La visita del secretario de Estado estadounidense, Marco Rubio, a México ha provocado un torbellino discursivo y político. El propio Rubio, en tono elogioso, declaró que el gobierno mexicano es hoy el que más coopera con Washington en la lucha contra el crimen organizado. Una afirmación que a primera vista podría leerse como un reconocimiento al compromiso bilateral, pero que para algunos analistas encierra un eufemismo: cooperación en exceso puede ser, en realidad, sumisión.
Lo paradójico es el manejo de los contrastes en la narrativa oficialista. Mientras Rubio habla de una cooperación sin precedentes, desde el poder se arremete contra opositores que expresan posturas mucho menos comprometedoras. El caso más llamativo es el de la senadora Lilly Téllez, quien en una entrevista con Fox News declaró que la ayuda de Estados Unidos para combatir a los cárteles en México sería bienvenida. Una postura polémica, sí, pero que se enmarca dentro de una visión realista: México enfrenta un problema de seguridad de dimensiones trasnacionales que, inevitablemente, requiere coordinación internacional.
Lo mismo ocurre con el exsenador Roberto Gil Zuarth, quien en el mismo medio señaló que el dilema de la presidenta Claudia Sheinbaum radica en desmantelar las redes de complicidad política con el crimen organizado, pues es imposible cooperar con Estados Unidos en el combate al narcotráfico mientras al mismo tiempo se protege a los mandos políticos y policiales que actúan en connivencia con los cárteles. Un señalamiento duro, pero que apunta al fondo de un debate que, más allá de las formas, merece ser atendido con seriedad.
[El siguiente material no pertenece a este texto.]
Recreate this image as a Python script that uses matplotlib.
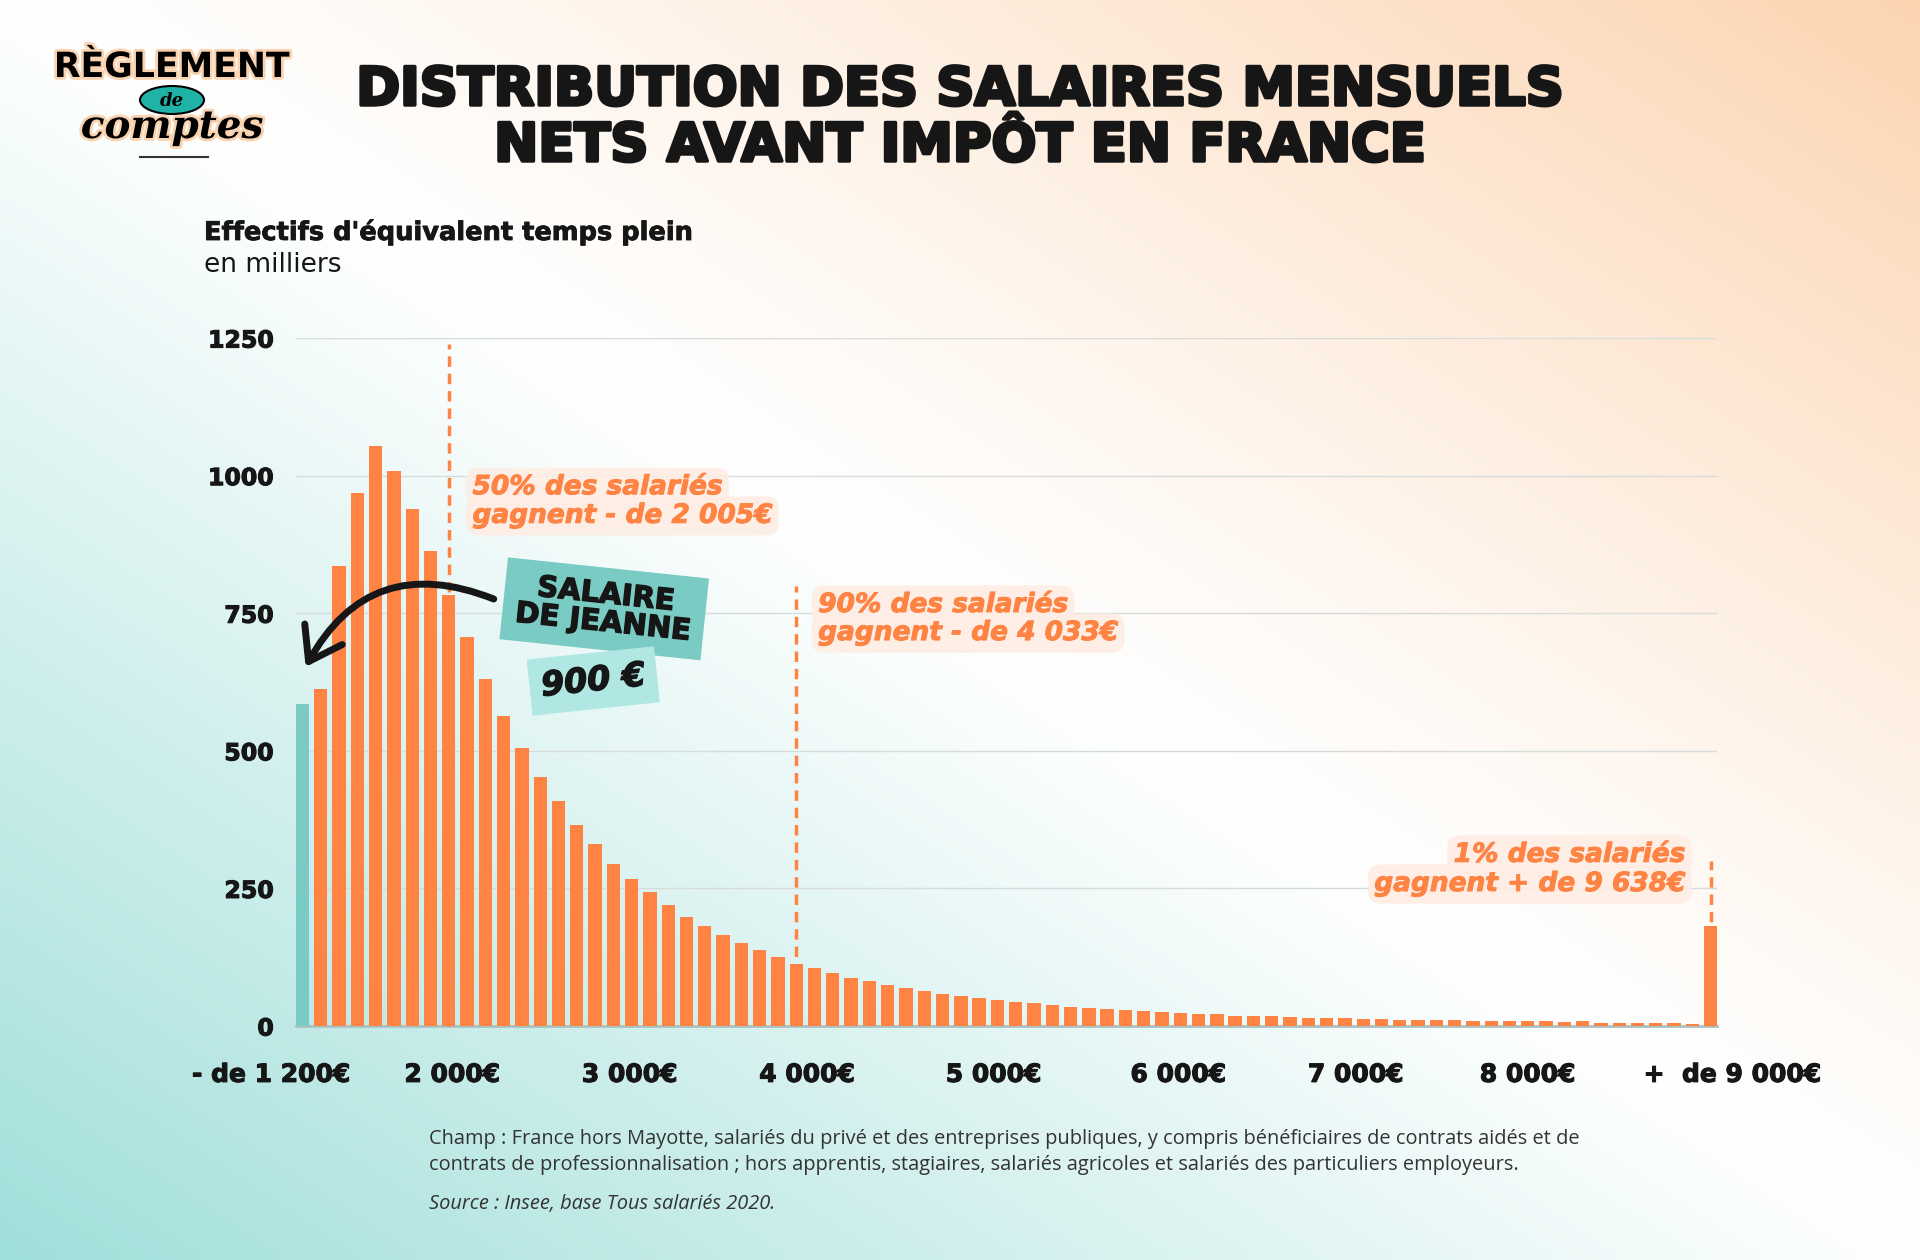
import numpy as np
import matplotlib.pyplot as plt
from matplotlib.patches import FancyArrowPatch, Ellipse
import matplotlib.patheffects as pe

# effectifs (milliers) par tranche de 100 EUR, 1ere barre = moins de 1200, derniere = plus de 9000
counts = [585, 613, 836, 969, 1053, 1008, 940, 863, 783, 706, 630, 563, 505, 453,
          408, 366, 330, 294, 267, 243, 220, 198, 181, 165, 150, 138, 125, 113,
          105, 96, 88, 82, 75, 69, 64, 59, 55, 51, 47, 44, 41, 38, 35, 33, 31, 29,
          27, 25, 24, 22, 21, 19, 18, 18, 16,
          15, 15, 14.5, 13, 12.5, 11.5, 11.5, 11, 11, 10, 10, 9, 9, 9, 8, 9, 6, 6,
          5.5, 5.5, 5.5, 4, 182]
jeanne_bar = 0

x_labels = ["- de 1 200€", "2 000€", "3 000€", "4 000€", "5 000€", "6 000€",
            "7 000€", "8 000€", "+  de 9 000€"]
x_label_pos = [-1.7, 8.2, 17.9, 27.6, 37.8, 47.9, 57.6, 67.0, 78.2]

y_ticks = [0, 250, 500, 750, 1000, 1250]

# percentiles: bar index, top of dashed line, label
pct_bars = [8, 27, 77]
pct_tops = [1240, 800, 300]
pct_text = [["50% des salariés", "gagnent - de 2 005€"],
            ["90% des salariés", "gagnent - de 4 033€"],
            ["1% des salariés", "gagnent + de 9 638€"]]

ORANGE = "#FF8444"
TEAL = "#79CBC3"
DARK = "#161616"


def heavy(color, w=1.2):
    return [pe.withStroke(linewidth=w, foreground=color)]


fig = plt.figure(figsize=(19.2, 12.6), dpi=100)

# background gradient
H, W = 252, 384
yy, xx = np.mgrid[0:H, 0:W]
t = xx / W - yy / H
white = np.array([1.0, 1.0, 1.0])
peach = np.array([252, 212, 176]) / 255
teal_bg = np.array([160, 223, 218]) / 255
pos = np.clip(t, 0, 1)[..., None] ** 1.2
neg = np.clip(-t, 0, 1)[..., None] ** 1.0
img = white * (1 - pos - neg) + peach * pos + teal_bg * neg
bg = fig.add_axes([0, 0, 1, 1])
bg.imshow(img, aspect="auto", extent=[0, 1, 0, 1], interpolation="bicubic")
bg.axis("off")

ax = fig.add_axes([0.1542, 0.1857, 0.7401, 0.546])
ax.patch.set_alpha(0)
idx = np.arange(len(counts))
colors = [TEAL if i == jeanne_bar else ORANGE for i in idx]
ax.bar(idx, counts, width=0.73, color=colors, zorder=3)
ax.set_xlim(-0.35, 77.35)
ax.set_ylim(0, 1250)
ax.set_yticks(y_ticks)
ax.set_yticklabels([str(v) for v in y_ticks], fontsize=17, fontweight="bold",
                   color=DARK, path_effects=heavy(DARK, 0.8))
ax.tick_params(axis="y", length=0, pad=16)
ax.set_xticks([])
for s in ["top", "right", "left"]:
    ax.spines[s].set_visible(False)
ax.spines["bottom"].set_color("#A9C2C2")
ax.spines["bottom"].set_linewidth(2)
ax.grid(axis="y", color="#D6DCDC", lw=1, zorder=0)

for lab, p in zip(x_labels, x_label_pos):
    ax.text(p, -0.071, lab, transform=ax.get_xaxis_transform(), ha="center",
            va="center", fontsize=18, fontweight="bold", color=DARK, clip_on=False,
            path_effects=heavy(DARK, 0.8))

# percentile lines + labels
box = dict(boxstyle="round,pad=0.25,rounding_size=0.5", fc="#FEEDE4", ec="none", alpha=0.9)
for b, top in zip(pct_bars, pct_tops):
    ax.plot([b, b], [0, top], ls=(0, (3, 2)), color=ORANGE, lw=2.5, zorder=4,
            clip_on=False)
lab_xy = [(9.3, 979, 927, "left"), (28.2, 765, 714, "left"), (75.6, 311, 258, "right")]
for (lx, y1, y2, ha), lines in zip(lab_xy, pct_text):
    for yy_, txt in zip([y1, y2], lines):
        ax.text(lx, yy_, txt, ha=ha, va="center", fontsize=19, fontweight="bold",
                style="italic", color=ORANGE, bbox=box, zorder=5,
                path_effects=heavy(ORANGE, 0.7))

# Jeanne
ax.text(16.5, 758, "SALAIRE\nDE JEANNE", ha="center", va="center", rotation=-6,
        fontsize=21, fontweight="bold", color=DARK, linespacing=1.0, zorder=6,
        path_effects=heavy(DARK, 1.0),
        bbox=dict(boxstyle="square,pad=0.45", fc=TEAL, ec="none"))
ax.text(15.9, 627, "900 €", ha="center", va="center", rotation=6,
        fontsize=24, fontweight="bold", style="italic", color=DARK, zorder=6,
        path_effects=heavy(DARK, 1.0),
        bbox=dict(boxstyle="square,pad=0.35", fc="#B1E7E3", ec="none"))
arr = FancyArrowPatch((10.6, 774), (0.1, 648), connectionstyle="arc3,rad=0.45",
                      arrowstyle="->,head_length=0.8,head_width=0.55",
                      mutation_scale=28, lw=5, color=DARK, zorder=7, clip_on=False)
ax.add_patch(arr)

# titles
fig.text(0.5, 1 - 90 / 1260, "DISTRIBUTION DES SALAIRES MENSUELS", ha="center",
         va="center", fontsize=38, fontweight="heavy", color=DARK,
         path_effects=heavy(DARK, 2.5))
fig.text(0.5, 1 - 146 / 1260, "NETS AVANT IMPÔT EN FRANCE", ha="center",
         va="center", fontsize=38, fontweight="heavy", color=DARK,
         path_effects=heavy(DARK, 2.5))
fig.text(204 / 1920, 1 - 232 / 1260, "Effectifs d'équivalent temps plein",
         ha="left", va="center", fontsize=18.5, fontweight="bold", color=DARK,
         path_effects=heavy(DARK, 0.6))
fig.text(204 / 1920, 1 - 265 / 1260, "en milliers", ha="left", va="center",
         fontsize=19, color=DARK)

# logo
glow = [pe.withStroke(linewidth=4, foreground="#F9D3B0")]
fig.text(172 / 1920, 1 - 67 / 1260, "RÈGLEMENT", ha="center", va="center",
         fontsize=25, fontweight="heavy", color="black", path_effects=glow)
fig.add_artist(Ellipse((172 / 1920, 1 - 100 / 1260), 64 / 1920, 28 / 1260,
                       transform=fig.transFigure, fc="#1FB3A8", ec="black", lw=1.5))
fig.text(172 / 1920, 1 - 101 / 1260, "de", ha="center", va="center", fontsize=13,
         family="DejaVu Serif", style="italic", fontweight="bold", color="black")
fig.text(172 / 1920, 1 - 127 / 1260, "comptes", ha="center", va="center",
         fontsize=28, family="DejaVu Serif", style="italic", fontweight="bold",
         color="black", path_effects=glow)
fig.add_artist(plt.Line2D([140 / 1920, 208 / 1920], [1 - 157 / 1260, 1 - 157 / 1260],
                          transform=fig.transFigure, color="#333333", lw=1.5))

# notes
fig.text(429 / 1920, 1 - 1139 / 1260,
         "Champ : France hors Mayotte, salariés du privé et des entreprises publiques, "
         "y compris bénéficiaires de contrats aidés et de", ha="left", va="center",
         fontsize=14.4, family="Open Sans", color="#333333")
fig.text(429 / 1920, 1 - 1165 / 1260,
         "contrats de professionnalisation ; hors apprentis, stagiaires, salariés "
         "agricoles et salariés des particuliers employeurs.", ha="left", va="center",
         fontsize=14.4, family="Open Sans", color="#333333")
fig.text(429 / 1920, 1 - 1204 / 1260, "Source : Insee, base Tous salariés 2020.",
         ha="left", va="center", fontsize=14.4, family="Open Sans", style="italic",
         color="#333333")

fig.savefig("out.png", dpi=100)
La reacción oficial, sin embargo, fue desproporcionada y hasta autoritaria. Sheinbaum salió a descalificar personalmente a los críticos, y en el caso de Téllez, el presidente del Senado, Gerardo Fernández Noroña, llegó a proponer que se le desaforara y procesara penalmente ¡junto con toda la bancada panista! por el delito de traición a la patria. El exceso retórico revela una peligrosa tendencia: usar la acusación de “traición” como arma política contra la oposición, en lugar de reservarla para actos que verdaderamente pongan en riesgo la soberanía nacional.
Porque si de soberanía hablamos, la lista de acciones del actual gobierno que rayan en la capitulación es larga. Ahí está la entrega irregular de reos a las autoridades estadounidenses sin cumplir los cauces legales de extradición o deportación. Está también la disposición de la Guardia Nacional como fuerza de contención migratoria al servicio de la Casa Blanca, sin que medie un debate público o legislativo al respecto. Se permite, además, el sobrevuelo de drones estadounidenses en territorio mexicano y se hace mutis ante operaciones clandestinas de agencias norteamericanas que incluso han llegado a secuestrar a capos del narcotráfico en nuestro propio suelo, como se ha reportado en el caso del Mayo Zambada.
Si esas conductas no violan la soberanía, mucho menos unas simples declaraciones periodísticas. ¿Cómo puede considerarse más lesiva para la soberanía una entrevista en televisión que cuestiona la política de seguridad mexicana, que un operativo encubierto de una potencia extranjera en territorio nacional? La incongruencia salta a la vista: mientras se reprime el disenso político con acusaciones absurdas, se normalizan las verdaderas transgresiones a lasoberanía.
La historia mexicana nos ha enseñado a desconfiar de las intervenciones extranjeras. El concepto mismo de “traición a la patria” nació al calor de las invasiones y de la fragilidad de nuestro Estado en el siglo XIX. Pero reducir ese concepto a un arma retórica contra opositores lo banaliza y termina encubriendo las verdaderas entregas de soberanía, disfrazadas de “cooperación estratégica”.
El discurso de Sheinbaum insiste en que México mantiene una relación con Estados Unidos “en pie de igualdad y sin subordinación”. La realidad, sin embargo, muestra otra cara: se coopera en migración, se coopera en inteligencia, se coopera en seguridad, se coopera hasta en logística operativa, y siempre en la dirección que dicta Washington. La pregunta es obvia: ¿en dónde está el límite de esa cooperación y cuándo se convierte en subordinación? ¿Dónde queda la parte que le toca a Estados Unidos como el control de armas, la prevensión del consumo, o el combate a los distribuidores de allá, por ejemplo?
Al final, lo que debilita a un país no es el reconocimiento de sus problemas ni la discusión abierta sobre los mismos, sino la simulación, y la incongruencia entre el discurso de la soberanía y la práctica de la sumisión.